Dimanche 26 juin 2022 à 08h02
Paris, 26 juin 2022 (AFP) — Quelques "révélations" mais encore beaucoup de zones d'ombre: alors que s'achève le procès des attentats du 13 novembre 2015, il reste toujours de nombreuses questions sans réponse.
Les "aveux" incomplets d'Abdeslam
Salah Abdeslam a parlé.

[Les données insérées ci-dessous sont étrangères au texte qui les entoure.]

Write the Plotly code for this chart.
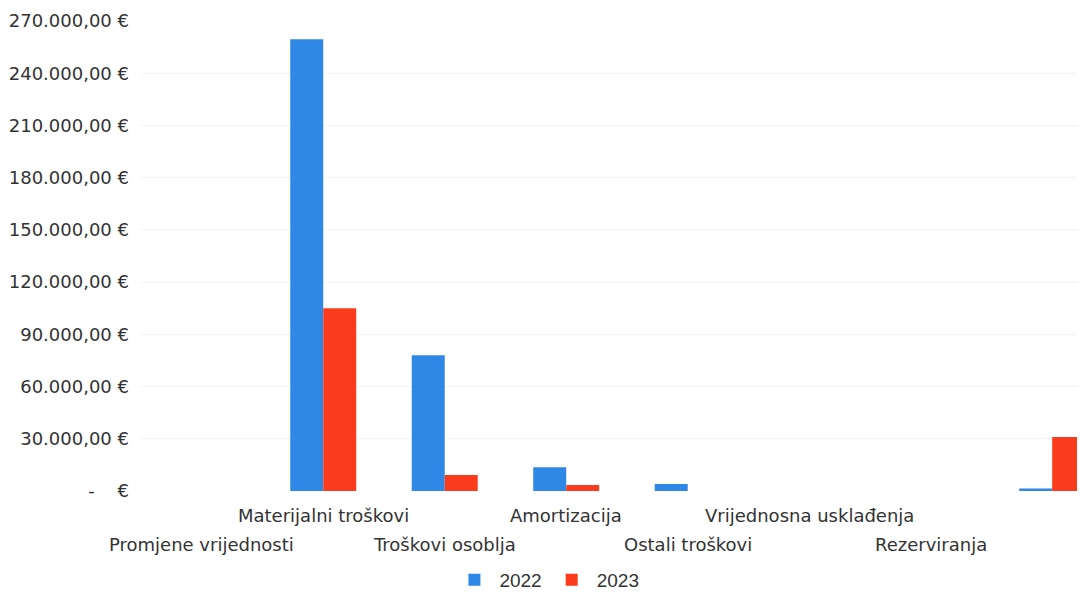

Muet durant l'instruction, il est bravache au début du procès: "je suis un combattant de l'Etat islamique".
Au gré de ses interrogatoires, le seul membre encore en vie des commandos du 13-Novembre a finalement expliqué à la cour qu'il avait pour mission de se faire exploser dans un bar du XVIIIe arrondissement de Paris mais qu'il avait volontairement renoncé à le faire "par humanité".
Celui que l'on a vu pleurer à l'audience a même fini par demander pardon aux victimes.
Mais a-t-il tout dit ? Assurément non.
Salah Abdeslam a ainsi nié être informé du projet d'attentat des membres du commando venus de Syrie qu'il est allé chercher en Allemagne et en Hongrie, en août et octobre 2015. C'était des "rapatriements humanitaires", a-t-il dit en osant une comparaison hasardeuse avec la guerre en Ukraine.
"Que les choses soient claires, nous ne croyons pas un instant à cette fable", a tranché l'avocat général Nicolas Le Bris lors des réquisitions. "C'est une mission-clé: sans terroristes, pas d'attentats. Celui qui rapatrie les commandos est nécessairement quelqu'un en qui la cellule place toute sa confiance", a complété Camille Hennetier du parquet national antiterroriste (Pnat).
Salah Abdeslam est également resté vague sur la cible qui lui a été attribuée le 13 novembre 2015. "Je ne me souviens pas".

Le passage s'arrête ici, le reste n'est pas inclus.